* _Requirements_
Extract every line of the material that holds the string "this".

— START —

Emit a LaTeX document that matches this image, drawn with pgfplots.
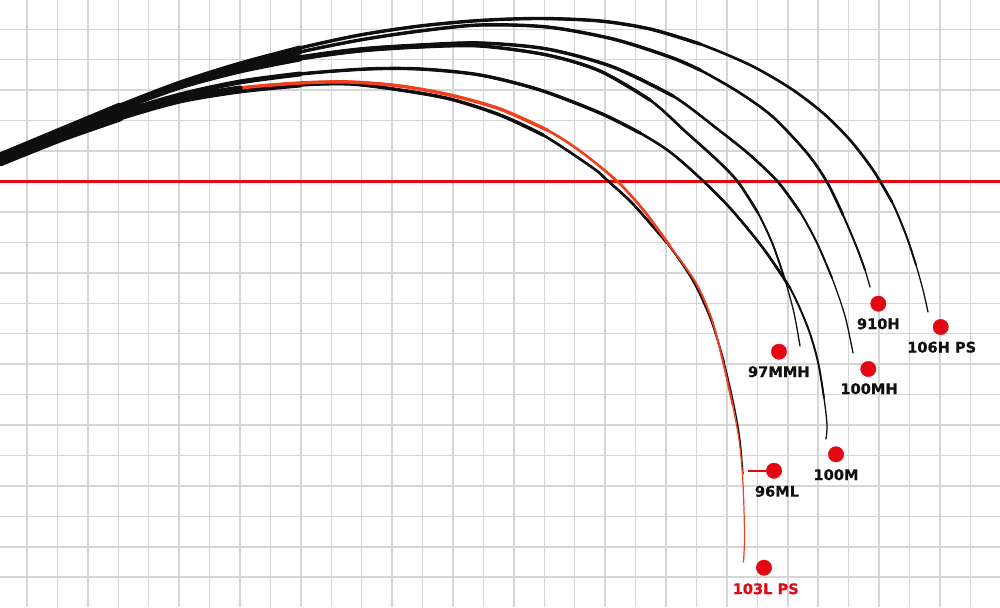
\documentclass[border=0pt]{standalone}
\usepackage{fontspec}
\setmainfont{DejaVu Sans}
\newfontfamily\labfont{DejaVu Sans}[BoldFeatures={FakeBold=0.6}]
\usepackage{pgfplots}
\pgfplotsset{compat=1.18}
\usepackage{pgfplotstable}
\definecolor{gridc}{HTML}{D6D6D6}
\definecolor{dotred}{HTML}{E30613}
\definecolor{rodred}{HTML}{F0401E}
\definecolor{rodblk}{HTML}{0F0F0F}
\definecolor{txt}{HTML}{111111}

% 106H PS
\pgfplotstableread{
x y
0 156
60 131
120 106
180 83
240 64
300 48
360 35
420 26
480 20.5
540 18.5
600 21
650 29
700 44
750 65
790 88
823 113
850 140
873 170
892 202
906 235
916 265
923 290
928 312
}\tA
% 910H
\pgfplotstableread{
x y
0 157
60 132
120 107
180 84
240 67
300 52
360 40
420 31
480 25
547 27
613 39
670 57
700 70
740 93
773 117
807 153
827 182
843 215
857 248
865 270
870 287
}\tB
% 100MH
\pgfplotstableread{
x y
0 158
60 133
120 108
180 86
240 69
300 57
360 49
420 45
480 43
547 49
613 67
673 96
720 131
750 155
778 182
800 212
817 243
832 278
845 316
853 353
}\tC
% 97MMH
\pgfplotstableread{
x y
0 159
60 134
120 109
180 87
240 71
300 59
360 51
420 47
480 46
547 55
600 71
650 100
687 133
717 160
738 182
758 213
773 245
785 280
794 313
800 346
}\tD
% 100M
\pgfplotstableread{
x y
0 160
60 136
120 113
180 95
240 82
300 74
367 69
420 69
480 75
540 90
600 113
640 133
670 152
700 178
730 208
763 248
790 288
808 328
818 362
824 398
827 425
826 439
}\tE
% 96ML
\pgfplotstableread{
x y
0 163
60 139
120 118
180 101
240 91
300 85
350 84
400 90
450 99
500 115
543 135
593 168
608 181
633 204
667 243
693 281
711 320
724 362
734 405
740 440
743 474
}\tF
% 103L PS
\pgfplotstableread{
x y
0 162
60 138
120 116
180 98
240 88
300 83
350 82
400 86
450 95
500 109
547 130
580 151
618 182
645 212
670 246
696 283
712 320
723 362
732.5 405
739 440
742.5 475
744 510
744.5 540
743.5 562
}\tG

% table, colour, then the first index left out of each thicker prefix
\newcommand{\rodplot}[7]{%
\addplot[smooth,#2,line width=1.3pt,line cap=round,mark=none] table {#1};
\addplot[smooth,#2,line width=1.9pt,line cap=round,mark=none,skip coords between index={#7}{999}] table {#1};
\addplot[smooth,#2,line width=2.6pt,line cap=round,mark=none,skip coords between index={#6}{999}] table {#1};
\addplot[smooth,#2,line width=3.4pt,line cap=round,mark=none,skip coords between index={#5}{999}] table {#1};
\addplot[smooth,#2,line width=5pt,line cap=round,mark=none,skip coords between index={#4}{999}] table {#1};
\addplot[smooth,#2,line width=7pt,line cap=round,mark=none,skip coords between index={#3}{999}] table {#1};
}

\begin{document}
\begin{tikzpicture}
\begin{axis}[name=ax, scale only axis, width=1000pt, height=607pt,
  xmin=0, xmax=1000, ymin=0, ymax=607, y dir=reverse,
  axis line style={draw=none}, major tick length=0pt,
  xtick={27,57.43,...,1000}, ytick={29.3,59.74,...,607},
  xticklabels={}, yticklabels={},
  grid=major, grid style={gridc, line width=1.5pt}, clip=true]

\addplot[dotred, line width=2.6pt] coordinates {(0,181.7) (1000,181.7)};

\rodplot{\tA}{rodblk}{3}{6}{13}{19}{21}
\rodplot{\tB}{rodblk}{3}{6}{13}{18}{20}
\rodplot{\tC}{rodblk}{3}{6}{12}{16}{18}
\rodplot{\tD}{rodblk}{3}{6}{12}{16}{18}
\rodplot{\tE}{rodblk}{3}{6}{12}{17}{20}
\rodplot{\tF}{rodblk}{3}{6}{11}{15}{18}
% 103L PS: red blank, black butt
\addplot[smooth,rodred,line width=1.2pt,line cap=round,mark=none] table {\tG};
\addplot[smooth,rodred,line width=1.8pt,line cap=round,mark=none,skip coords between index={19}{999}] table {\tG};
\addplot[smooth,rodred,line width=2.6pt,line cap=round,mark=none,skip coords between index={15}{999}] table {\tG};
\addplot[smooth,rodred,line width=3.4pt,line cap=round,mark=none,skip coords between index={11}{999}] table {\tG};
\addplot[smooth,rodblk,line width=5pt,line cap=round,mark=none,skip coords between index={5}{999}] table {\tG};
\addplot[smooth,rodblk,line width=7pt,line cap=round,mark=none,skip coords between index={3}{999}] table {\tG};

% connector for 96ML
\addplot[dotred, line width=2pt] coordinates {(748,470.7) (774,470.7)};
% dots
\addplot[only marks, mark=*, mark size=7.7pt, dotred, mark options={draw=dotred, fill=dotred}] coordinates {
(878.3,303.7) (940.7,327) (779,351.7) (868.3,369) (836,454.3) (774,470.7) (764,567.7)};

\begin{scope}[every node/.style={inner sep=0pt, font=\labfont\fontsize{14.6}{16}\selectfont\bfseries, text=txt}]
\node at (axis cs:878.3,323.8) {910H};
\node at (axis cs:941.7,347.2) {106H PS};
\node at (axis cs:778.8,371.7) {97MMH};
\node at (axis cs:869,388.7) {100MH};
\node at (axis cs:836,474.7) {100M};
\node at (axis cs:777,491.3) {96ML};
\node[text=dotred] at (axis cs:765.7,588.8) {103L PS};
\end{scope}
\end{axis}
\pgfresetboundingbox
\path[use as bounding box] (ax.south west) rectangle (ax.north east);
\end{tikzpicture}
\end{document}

— END —
— START —

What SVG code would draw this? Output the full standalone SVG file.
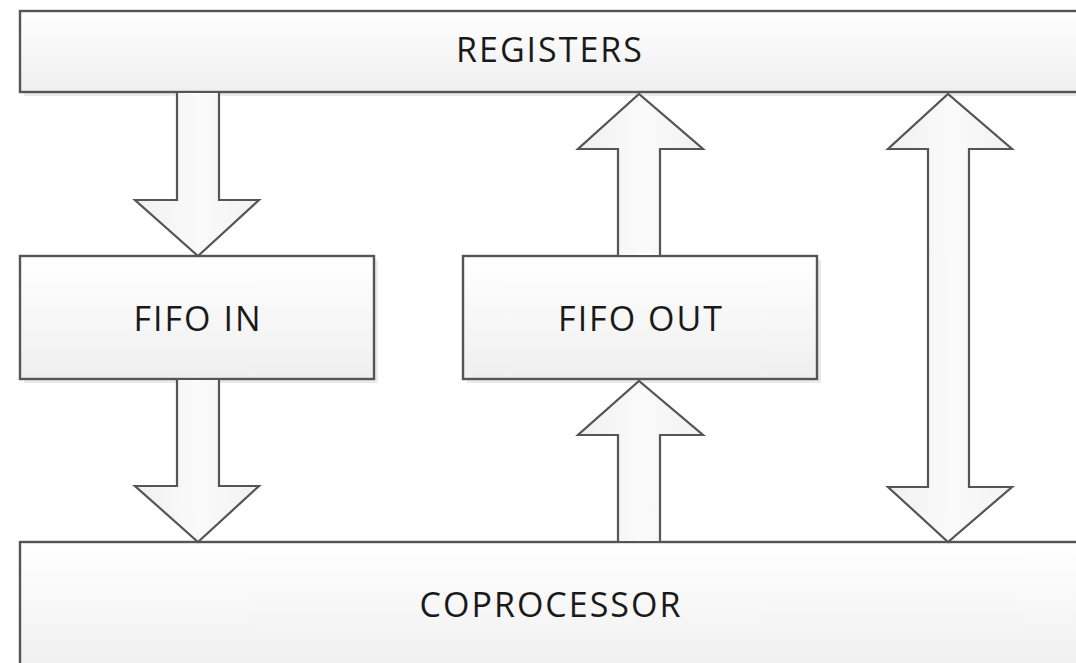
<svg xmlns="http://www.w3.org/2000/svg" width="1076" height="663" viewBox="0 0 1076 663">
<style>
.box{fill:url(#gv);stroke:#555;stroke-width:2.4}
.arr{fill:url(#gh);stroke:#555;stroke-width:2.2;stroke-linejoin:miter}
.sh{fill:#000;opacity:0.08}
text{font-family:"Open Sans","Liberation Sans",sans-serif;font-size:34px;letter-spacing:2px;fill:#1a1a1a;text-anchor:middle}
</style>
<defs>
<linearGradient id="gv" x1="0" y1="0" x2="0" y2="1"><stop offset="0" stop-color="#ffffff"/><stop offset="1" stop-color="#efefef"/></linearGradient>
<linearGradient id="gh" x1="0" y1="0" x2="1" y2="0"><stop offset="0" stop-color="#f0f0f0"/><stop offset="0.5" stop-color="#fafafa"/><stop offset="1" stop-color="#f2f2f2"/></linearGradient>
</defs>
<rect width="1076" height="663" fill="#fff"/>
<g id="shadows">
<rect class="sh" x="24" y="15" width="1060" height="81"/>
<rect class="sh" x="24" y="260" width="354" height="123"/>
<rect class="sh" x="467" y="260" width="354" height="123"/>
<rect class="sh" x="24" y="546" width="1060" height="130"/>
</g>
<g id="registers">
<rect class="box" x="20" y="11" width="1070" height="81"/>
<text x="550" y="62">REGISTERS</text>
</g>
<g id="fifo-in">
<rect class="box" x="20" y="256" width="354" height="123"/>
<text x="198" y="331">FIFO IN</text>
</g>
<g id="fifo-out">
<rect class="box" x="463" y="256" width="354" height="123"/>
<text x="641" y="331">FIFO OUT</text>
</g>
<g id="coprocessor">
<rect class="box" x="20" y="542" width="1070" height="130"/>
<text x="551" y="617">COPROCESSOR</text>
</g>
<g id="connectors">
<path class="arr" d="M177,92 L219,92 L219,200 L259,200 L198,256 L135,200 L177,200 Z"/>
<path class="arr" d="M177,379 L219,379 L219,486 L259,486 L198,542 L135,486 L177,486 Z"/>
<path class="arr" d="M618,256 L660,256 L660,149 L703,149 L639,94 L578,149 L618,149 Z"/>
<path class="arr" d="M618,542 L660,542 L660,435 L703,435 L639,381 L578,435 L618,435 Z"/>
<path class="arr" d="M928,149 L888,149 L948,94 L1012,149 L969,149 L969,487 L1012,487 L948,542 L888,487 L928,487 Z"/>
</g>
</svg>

— END —

* _Finished answer_
Emit a LaTeX document that matches this image, drawn with pgfplots.
What SVG code would draw this? Output the full standalone SVG file.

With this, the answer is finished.